Set task » Search the listing below for the string "that" and copy every line where it occurs.

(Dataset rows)
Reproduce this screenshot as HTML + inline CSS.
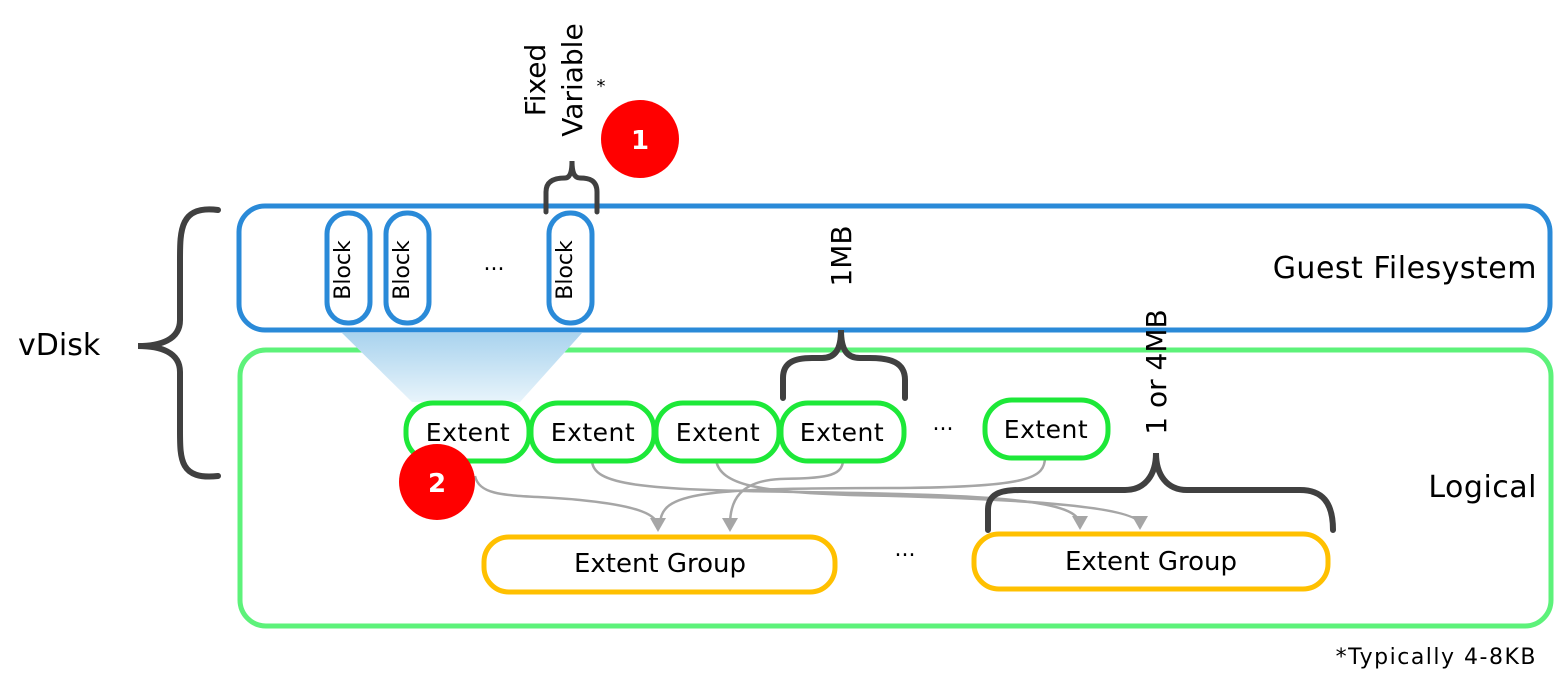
<!DOCTYPE html>
<html><head><meta charset="utf-8"><style>
html,body{margin:0;padding:0;background:#fff;}
svg{display:block;font-family:"DejaVu Sans","Liberation Sans",sans-serif;}
</style></head><body>
<svg width="1559" height="682" viewBox="0 0 1559 682">
<defs>
<linearGradient id="tri" x1="0" y1="0" x2="0" y2="1">
<stop offset="0" stop-color="#a9d3ee"/><stop offset="1" stop-color="#e8f4fb"/>
</linearGradient>
</defs>

<path d="M218,210 C180,205 180,230 180,260 L180,320 C180,340 160,346 138,346 C160,346 180,352 180,372 L180,430 C180,460 180,480 218,476" fill="none" stroke="#404040" stroke-width="6" stroke-linecap="round"/>
<text x="18" y="355" font-size="30">vDisk</text>

<rect x="240" y="350" width="1311" height="276" rx="26" fill="#fff" stroke="#5df27a" stroke-width="5"/>
<rect x="239" y="206" width="1311" height="124" rx="26" fill="#fff" stroke="#2a8ad8" stroke-width="5"/>

<polygon points="342,333 582,333 520,402 412,402" fill="url(#tri)"/>

<g><rect x="327" y="213" width="43" height="110" rx="21" fill="#fff" stroke="#2a8ad8" stroke-width="5"/><text x="357" y="270" font-size="22" text-anchor="middle" transform="rotate(-90 357 270)" dy="-7">Block</text></g>
<g><rect x="386" y="213" width="43" height="110" rx="21" fill="#fff" stroke="#2a8ad8" stroke-width="5"/><text x="416" y="270" font-size="22" text-anchor="middle" transform="rotate(-90 416 270)" dy="-7">Block</text></g>
<g><rect x="549" y="213" width="43" height="110" rx="21" fill="#fff" stroke="#2a8ad8" stroke-width="5"/><text x="579" y="270" font-size="22" text-anchor="middle" transform="rotate(-90 579 270)" dy="-7">Block</text></g>
<text x="494" y="270" font-size="22" text-anchor="middle">...</text>

<path d="M546,212 L546,192 C546,180 556,178 565,178 C570,178 572,172 572,161 C572,172 574,178 580,178 C589,178 597,180 597,192 L597,212" fill="none" stroke="#404040" stroke-width="5" stroke-linecap="round"/>
<text x="545" y="80" font-size="28" text-anchor="middle" transform="rotate(-90 545 80)">Fixed</text>
<text x="582" y="80" font-size="28" text-anchor="middle" transform="rotate(-90 582 80)">Variable</text>
<text x="601" y="92" font-size="18" text-anchor="middle">*</text>

<g><circle cx="640" cy="139" r="39" fill="#ff0000"/><text x="640" y="149" font-size="26" font-weight="bold" fill="#fff" text-anchor="middle">1</text></g>

<text x="1537" y="278" font-size="30" letter-spacing="0.5" text-anchor="end">Guest Filesystem</text>
<text x="1537" y="497" font-size="30" letter-spacing="0.5" text-anchor="end">Logical</text>

<path d="M783,398 L783,378 C783,362 795,358 812,358 L822,358 C835,358 841,350 841,330 C841,350 847,358 860,358 L870,358 C890,358 905,362 905,380 L905,398" fill="none" stroke="#404040" stroke-width="6" stroke-linecap="round"/>
<text x="851" y="256" font-size="28" text-anchor="middle" transform="rotate(-90 851 256)">1MB</text>

<g fill="none" stroke="#a6a6a6" stroke-width="2.5">
<path d="M475,476 C480,500 520,494 580,500 C640,506 658,515 658,527"/>
<path d="M592,460 C592,485 640,490 800,492 C1000,495 1080,500 1080,525"/>
<path d="M716,460 C720,485 760,492 850,495 C1000,498 1140,505 1140,525"/>
<path d="M843,460 C843,478 820,478 780,479 C740,481 730,500 730,525"/>
<path d="M1045,457 C1045,478 1030,487 900,488 C700,488 660,492 660,525"/>
</g>
<g fill="#a6a6a6">
<polygon points="650,518 666,518 658,532"/>
<polygon points="722,518 738,518 730,532"/>
<polygon points="1072,516 1088,516 1080,530"/>
<polygon points="1132,516 1148,516 1140,530"/>
</g>

<g><rect x="406" y="403" width="123" height="58" rx="27" fill="#fff" stroke="#1de838" stroke-width="5"/><text x="468" y="441" font-size="25" letter-spacing="0.5" text-anchor="middle">Extent</text></g>
<g><rect x="531" y="403" width="123" height="58" rx="27" fill="#fff" stroke="#1de838" stroke-width="5"/><text x="593" y="441" font-size="25" letter-spacing="0.5" text-anchor="middle">Extent</text></g>
<g><rect x="656" y="403" width="123" height="58" rx="27" fill="#fff" stroke="#1de838" stroke-width="5"/><text x="718" y="441" font-size="25" letter-spacing="0.5" text-anchor="middle">Extent</text></g>
<g><rect x="781" y="403" width="123" height="58" rx="27" fill="#fff" stroke="#1de838" stroke-width="5"/><text x="842" y="441" font-size="25" letter-spacing="0.5" text-anchor="middle">Extent</text></g>
<g><rect x="985" y="400" width="123" height="58" rx="27" fill="#fff" stroke="#1de838" stroke-width="5"/><text x="1046" y="438" font-size="25" letter-spacing="0.5" text-anchor="middle">Extent</text></g>
<text x="943" y="430" font-size="22" text-anchor="middle">...</text>

<g><circle cx="437" cy="482" r="38" fill="#ff0000"/><text x="437" y="492" font-size="26" font-weight="bold" fill="#fff" text-anchor="middle">2</text></g>

<path d="M988,530 L988,510 C988,494 1000,490 1020,490 L1125,490 C1145,490 1156,475 1156,453 C1156,475 1167,490 1187,490 L1300,490 C1322,490 1333,502 1333,530" fill="none" stroke="#404040" stroke-width="6" stroke-linecap="round"/>
<text x="1166" y="372" font-size="28" text-anchor="middle" transform="rotate(-90 1166 372)">1 or 4MB</text>

<g><rect x="484" y="537" width="351" height="55" rx="25" fill="#fff" stroke="#ffc000" stroke-width="5"/><text x="660" y="572" font-size="26" text-anchor="middle">Extent Group</text></g>
<g><rect x="974" y="534" width="354" height="55" rx="25" fill="#fff" stroke="#ffc000" stroke-width="5"/><text x="1151" y="570" font-size="26" text-anchor="middle">Extent Group</text></g>
<text x="905" y="556" font-size="22" text-anchor="middle">...</text>

<text x="1537" y="664" font-size="22" letter-spacing="1.5" text-anchor="end">*Typically 4-8KB</text>
</svg>
</body></html>
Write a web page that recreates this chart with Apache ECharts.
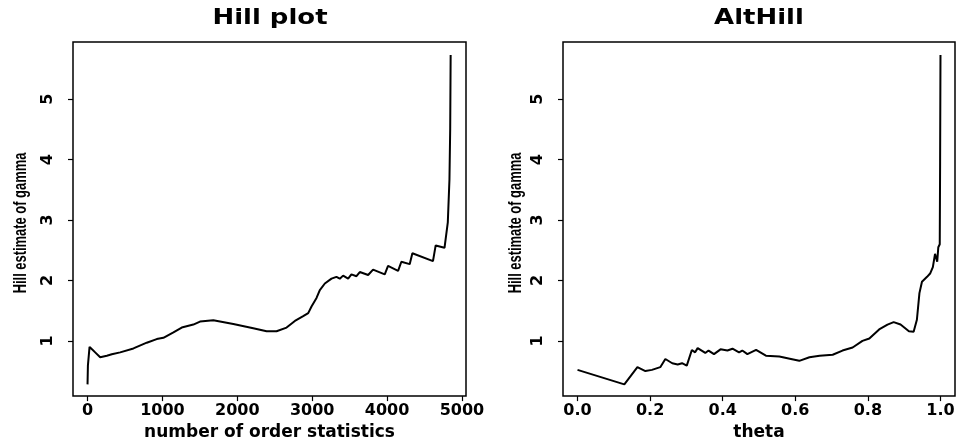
<!DOCTYPE html>
<html>
<head>
<meta charset="utf-8">
<script src="https://cdn.jsdelivr.net/npm/echarts@6/dist/echarts.min.js"></script>
<style>
  html, body { margin: 0; padding: 0; background: #fff; }
  #chart { width: 961px; height: 446px; }
</style>
</head>
<body>
<div id="chart"></div>
<script>
// Hill plot: number of order statistics vs Hill estimate
const hillK = [0, 5, 27, 60, 102, 169, 191, 258, 324, 436, 613, 791, 924, 1013, 1147, 1258, 1413, 1502, 1680, 1947, 2213, 2391, 2524, 2658, 2769, 2880, 2947, 2991, 3058, 3102, 3169, 3258, 3324, 3369, 3413, 3480, 3524, 3591, 3636, 3747, 3813, 3969, 4013, 4147, 4191, 4302, 4338, 4613, 4649, 4767, 4811, 4833, 4843, 4849]
const hillGamma = [0.28, 0.59, 0.9, 0.86, 0.81, 0.73, 0.7, 0.755, 0.78, 0.81, 0.875, 0.97, 1.03, 1.05, 1.14, 1.22, 1.27, 1.32, 1.34, 1.28, 1.21, 1.16, 1.16, 1.22, 1.33, 1.41, 1.46, 1.57, 1.71, 1.84, 1.95, 2.03, 2.06, 2.03, 2.08, 2.03, 2.1, 2.07, 2.14, 2.09, 2.18, 2.1, 2.24, 2.16, 2.31, 2.27, 2.45, 2.32, 2.58, 2.54, 2.96, 3.67, 4.51, 5.73]

// AltHill: theta vs Hill estimate
const altTheta = [0, 0.129, 0.165, 0.187, 0.205, 0.228, 0.242, 0.261, 0.276, 0.288, 0.301, 0.315, 0.324, 0.331, 0.352, 0.361, 0.376, 0.394, 0.413, 0.427, 0.445, 0.454, 0.468, 0.492, 0.519, 0.556, 0.588, 0.611, 0.639, 0.667, 0.703, 0.73, 0.758, 0.785, 0.804, 0.831, 0.854, 0.871, 0.89, 0.913, 0.926, 0.935, 0.942, 0.949, 0.963, 0.972, 0.979, 0.985, 0.991, 0.994, 0.998, 0.999, 1.0]
const altGamma = [0.52, 0.28, 0.565, 0.5, 0.52, 0.565, 0.7, 0.63, 0.61, 0.63, 0.59, 0.85, 0.81, 0.88, 0.8, 0.84, 0.78, 0.86, 0.84, 0.87, 0.81, 0.84, 0.78, 0.85, 0.755, 0.74, 0.7, 0.67, 0.73, 0.755, 0.77, 0.84, 0.89, 1.0, 1.04, 1.19, 1.27, 1.31, 1.27, 1.16, 1.15, 1.35, 1.79, 1.98, 2.06, 2.12, 2.22, 2.44, 2.31, 2.55, 2.6, 3.97, 5.73]

const yTicks = [1, 2, 3, 4, 5]
const hillTicks = [0, 1000, 2000, 3000, 4000, 5000]
const thetaTicks = [0, 0.2, 0.4, 0.6, 0.8, 1.0]

const titles = ['Hill plot', 'AltHill']
const xNames = ['number of order statistics', 'theta']
const yName = 'Hill estimate of gamma'

const chart = echarts.init(document.getElementById('chart'))

const tickFont = { fontFamily: 'DejaVu Sans', fontWeight: 'bold', fontSize: 16, color: '#000' }

function xAxis(idx, min, max, ticks, fmt) {
  return {
    type: 'value', gridIndex: idx, min, max,
    name: xNames[idx], nameLocation: 'middle', nameGap: 27,
    nameTextStyle: { fontFamily: 'DejaVu Sans', fontWeight: 'bold', fontSize: 17, color: '#000' },
    axisLine: { show: false, onZero: false },
    axisTick: { show: true, inside: false, length: 5, customValues: ticks, lineStyle: { color: '#000', width: 1.2 } },
    axisLabel: { ...tickFont, margin: 7, customValues: ticks, formatter: fmt },
    splitLine: { show: false },
  }
}

function yAxis(idx) {
  return {
    type: 'value', gridIndex: idx, min: 0.086, max: 5.947,
    axisLine: { show: false, onZero: false },
    axisTick: { show: true, length: 5, customValues: yTicks, lineStyle: { color: '#000', width: 1.2 } },
    axisLabel: { ...tickFont, fontSize: 16, rotate: 90, margin: 17, customValues: yTicks },
    splitLine: { show: false },
  }
}

const titleText = titles.map((t, i) => ({
  type: 'text', x: i === 0 ? 270 : 759, y: 18, scaleX: 1.18,
  style: { text: t, fill: '#000', font: 'bold 22px "DejaVu Sans"', textAlign: 'center', textVerticalAlign: 'middle' },
}))

// condensed, rotated y-axis titles
const yNameText = [21, 516].map((x) => ({
  type: 'text', x, y: 223, rotation: Math.PI / 2, scaleX: 0.68,
  style: { text: yName, fill: '#000', font: 'bold 19px "Liberation Sans"', textAlign: 'center', textVerticalAlign: 'middle' },
}))

chart.setOption({
  backgroundColor: '#fff',
  animation: false,
  graphic: [...titleText, ...yNameText],
  grid: [
    { left: 73, right: 495, top: 42, bottom: 45, show: true, borderColor: '#000', borderWidth: 1.5, backgroundColor: '#fff' },
    { left: 563, right: 6, top: 42, bottom: 45, show: true, borderColor: '#000', borderWidth: 1.5, backgroundColor: '#fff' },
  ],
  xAxis: [
    xAxis(0, -194, 5054, hillTicks, (v) => String(v)),
    xAxis(1, -0.04, 1.04, thetaTicks, (v) => v.toFixed(1)),
  ],
  yAxis: [yAxis(0), yAxis(1)],
  series: [
    {
      type: 'line', xAxisIndex: 0, yAxisIndex: 0, showSymbol: false,
      lineStyle: { color: '#000', width: 2 },
      data: hillK.map((k, i) => [k, hillGamma[i]]),
    },
    {
      type: 'line', xAxisIndex: 1, yAxisIndex: 1, showSymbol: false,
      lineStyle: { color: '#000', width: 2 },
      data: altTheta.map((t, i) => [t, altGamma[i]]),
    },
  ],
})
</script>
</body>
</html>
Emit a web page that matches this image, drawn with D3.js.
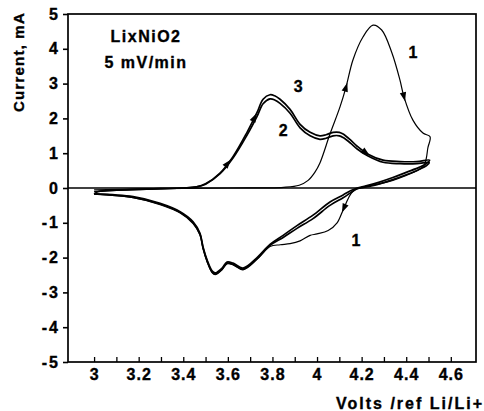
<!DOCTYPE html>
<html>
<head>
<meta charset="utf-8">
<script src="https://cdn.jsdelivr.net/npm/d3@7"></script>
<style>
  body { margin: 0; background: #fff; }
  text { font-family: "Liberation Sans", Arial, sans-serif; font-weight: bold; fill: #000; stroke: #000; stroke-width: 0.35px; }
</style>
</head>
<body>
<script>
const w = 484;
const h = 411;

// volts vs current (mA)
const cycle1 = [
  [3.0,-0.05],[3.3,-0.02],[3.6,0],[3.85,0.02],[3.92,0.08],[3.96,0.22],[3.99,0.45],[4.013,0.72],
  [4.058,1.55],[4.103,2.33],[4.13,2.9],[4.161,3.68],[4.206,4.34],[4.251,4.68],[4.29,4.54],
  [4.336,3.88],[4.372,3.1],[4.39,2.62],[4.43,1.95],[4.475,1.58],[4.507,1.47],[4.497,1.15],
  [4.49,0.85],[4.48,0.65],[4.45,0.5],[4.40,0.36],[4.34,0.22],[4.28,0.12],[4.2,0.02],[4.16,-0.1],[4.14,-0.3],
  [4.117,-0.63],[4.09,-1.0],[4.05,-1.22],[4.0,-1.32],[3.969,-1.36],[3.924,-1.52],[3.879,-1.6],
  [3.835,-1.63],[3.789,-1.68],[3.731,-2.05],[3.668,-2.35],[3.623,-2.21],[3.596,-2.18],
  [3.574,-2.35],[3.543,-2.49],[3.529,-2.43],[3.507,-2.12],[3.489,-1.75],[3.475,-1.35],
  [3.444,-1.02],[3.386,-0.72],[3.296,-0.48],[3.175,-0.28],[3.0,-0.18]
];

const cycle2 = [
  [3.0,-0.17],[3.02,-0.1],[3.1,-0.06],[3.2,-0.04],[3.3,-0.02],[3.4,0],[3.46,0.03],[3.5,0.11],
  [3.565,0.41],[3.623,0.86],[3.686,1.52],[3.731,2.06],[3.758,2.42],[3.789,2.56],[3.81,2.53],
  [3.834,2.43],[3.879,2.15],[3.924,1.73],[3.969,1.5],[4.013,1.4],[4.04,1.43],[4.072,1.5],
  [4.1,1.5],[4.117,1.45],[4.15,1.29],[4.18,1.12],[4.229,0.92],[4.296,0.74],[4.372,0.7],
  [4.448,0.7],[4.503,0.73],[4.49,0.64],[4.46,0.54],[4.40,0.38],[4.34,0.24],[4.28,0.12],
  [4.22,0.03],[4.18,-0.02],[4.15,-0.14],[4.117,-0.28],[4.058,-0.5],[3.982,-0.88],[3.91,-1.16],
  [3.848,-1.42],[3.789,-1.65],[3.731,-2.03],[3.668,-2.33],[3.623,-2.19],[3.596,-2.16],
  [3.574,-2.33],[3.543,-2.47],[3.529,-2.41],[3.507,-2.1],[3.489,-1.73],[3.475,-1.33],
  [3.444,-1.0],[3.386,-0.7],[3.296,-0.46],[3.175,-0.27],[3.0,-0.17]
];

const cycle3 = [
  [3.0,-0.1],[3.1,-0.06],[3.2,-0.04],[3.3,-0.02],[3.4,0],[3.46,0.03],[3.5,0.12],[3.565,0.43],
  [3.623,0.9],[3.686,1.6],[3.731,2.17],[3.758,2.55],[3.789,2.68],[3.81,2.65],[3.834,2.55],
  [3.879,2.26],[3.924,1.83],[3.969,1.6],[4.013,1.5],[4.04,1.53],[4.072,1.6],[4.1,1.6],
  [4.117,1.55],[4.15,1.38],[4.18,1.2],[4.229,0.97],[4.296,0.8],[4.372,0.76],[4.448,0.76],
  [4.505,0.8],[4.49,0.7],[4.46,0.6],[4.40,0.45],[4.34,0.3],[4.28,0.17],[4.22,0.06],[4.18,0],
  [4.15,-0.08],[4.117,-0.2],[4.058,-0.4],[3.982,-0.78],[3.91,-1.08],[3.848,-1.36],
  [3.789,-1.62],[3.731,-2.0],[3.668,-2.3],[3.623,-2.16],[3.596,-2.13],[3.574,-2.3],
  [3.543,-2.44],[3.529,-2.38],[3.507,-2.07],[3.489,-1.7],[3.475,-1.3],[3.444,-0.97],
  [3.386,-0.68],[3.296,-0.44],[3.175,-0.25],[3.0,-0.17]
];

// arrow heads: curve, volts, scan direction (+1 anodic, -1 cathodic)
const arrows = [
  ["c3", 3.6, 1], ["c3", 3.72, 1], ["c3", 4.22, 1],
  ["c1", 4.13, 1], ["c1", 4.39, 1], ["c1", 4.12, -1]
];

// curve numbers: text, volts, mA
const curveLabels = [
  ["1", 4.43, 3.9], ["3", 3.915, 2.93], ["2", 3.848, 1.64], ["1", 4.175, -1.52]
];

const xMinor = d3.range(30, 47).map(d => d / 10);
const xTickLabels = ["3","3.2","3.4","3.6","3.8","4","4.2","4.4","4.6"];
const yTicks = [-5,-4,-3,-2,-1,0,1,2,3,4,5];

const x = d3.scaleLinear().domain([2.883, 4.713]).range([68, 476]);
const y = d3.scaleLinear().domain([-5, 5]).range([362, 14]);

const svg = d3.select("body").append("svg")
  .attr("width", w)
  .attr("height", h);

// zero line
svg.append("line")
  .attr("x1", x.range()[0]).attr("x2", x.range()[1])
  .attr("y1", y(0)).attr("y2", y(0))
  .attr("stroke", "#000").attr("stroke-width", 1.3);

const line = d3.line()
  .x(d => x(d[0]))
  .y(d => y(d[1]))
  .curve(d3.curveCatmullRom.alpha(0.5));

const curves = { c1: cycle1, c2: cycle2, c3: cycle3 };

svg.append("path").datum(cycle2).attr("d", line)
  .attr("fill", "none").attr("stroke", "#000").attr("stroke-width", 1.7);
svg.append("path").datum(cycle3).attr("d", line)
  .attr("fill", "none").attr("stroke", "#000").attr("stroke-width", 1.7);
svg.append("path").datum(cycle1).attr("d", line)
  .attr("fill", "none").attr("stroke", "#000").attr("stroke-width", 1.2);

function arrowAt(pts, v, dir) {
  for (let i = 0; i < pts.length - 1; i++) {
    let a = pts[i], b = pts[i + 1];
    if ((b[0] - a[0]) * dir > 0 && (v - a[0]) * (v - b[0]) <= 0) {
      let t = (v - a[0]) / (b[0] - a[0]);
      let px = x(a[0]) + t * (x(b[0]) - x(a[0]));
      let py = y(a[1]) + t * (y(b[1]) - y(a[1]));
      let ang = Math.atan2(y(b[1]) - y(a[1]), x(b[0]) - x(a[0])) * 180 / Math.PI;
      return [px, py, ang];
    }
  }
  return null;
}

arrows.forEach(function(a) {
  let p = arrowAt(curves[a[0]], a[1], a[2]);
  if (!p) return;
  svg.append("path")
    .attr("d", "M4.5,0 L-4.5,-3.2 L-4.5,3.2 Z")
    .attr("transform", "translate(" + p[0] + "," + p[1] + ") rotate(" + p[2] + ")")
    .attr("fill", "#000");
});

// frame
svg.append("rect")
  .attr("x", x.range()[0]).attr("y", y.range()[1])
  .attr("width", x.range()[1] - x.range()[0])
  .attr("height", y.range()[0] - y.range()[1])
  .attr("fill", "none").attr("stroke", "#000").attr("stroke-width", 1.7);

// x axis, ticks pointing inwards
const xAxis = svg.append("g")
  .attr("transform", "translate(0," + y.range()[0] + ")")
  .call(d3.axisBottom(x)
    .tickValues(xMinor)
    .tickSizeInner(-5)
    .tickSizeOuter(0)
    .tickPadding(7)
    .tickFormat(d => {
      let s = String(+d.toFixed(1));
      return xTickLabels.indexOf(s) >= 0 ? s : "";
    }));
xAxis.select(".domain").remove();
xAxis.selectAll("line").attr("stroke-width", 1.3);
xAxis.selectAll("text")
  .style("font-size", "16px")
  .style("letter-spacing", "1px")
  .style("font-family", "'Liberation Sans', Arial, sans-serif")
  .style("font-weight", "bold");

const yAxis = svg.append("g")
  .attr("transform", "translate(" + x.range()[0] + ",0)")
  .call(d3.axisLeft(y)
    .tickValues(yTicks)
    .tickSizeInner(5)
    .tickSizeOuter(0)
    .tickPadding(3)
    .tickFormat(d => d < 0 ? "-" + Math.abs(d) : String(d)));
yAxis.select(".domain").remove();
yAxis.selectAll("line").attr("stroke-width", 1.6);
yAxis.selectAll("text")
  .style("font-size", "16px")
  .style("letter-spacing", "2px")
  .style("font-family", "'Liberation Sans', Arial, sans-serif")
  .style("font-weight", "bold");

// axis titles
svg.append("text")
  .attr("transform", "translate(24,62) rotate(-90)")
  .attr("text-anchor", "middle")
  .style("font-size", "15px")
  .style("letter-spacing", "1.2px")
  .text("Current, mA");

svg.append("text")
  .attr("x", 484).attr("y", 409)
  .attr("text-anchor", "end")
  .style("font-size", "16px")
  .style("letter-spacing", "2px")
  .text("Volts /ref Li/Li+");

svg.append("text")
  .attr("x", 146).attr("y", 42)
  .attr("text-anchor", "middle")
  .style("font-size", "16px")
  .style("letter-spacing", "1.5px")
  .text("LixNiO2");

svg.append("text")
  .attr("x", 146).attr("y", 68)
  .attr("text-anchor", "middle")
  .style("font-size", "16px")
  .style("letter-spacing", "1.5px")
  .text("5 mV/min");

svg.selectAll(".clabel")
  .data(curveLabels)
  .enter()
  .append("text")
  .attr("class", "clabel")
  .attr("x", d => x(d[1]))
  .attr("y", d => y(d[2]))
  .attr("text-anchor", "middle")
  .attr("dominant-baseline", "central")
  .style("font-size", "16px")
  .text(d => d[0]);
</script>
</body>
</html>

Full answer »
Write a web page that recreates this chart with Apache ECharts.
Emit a web page that matches this image, drawn with D3.js.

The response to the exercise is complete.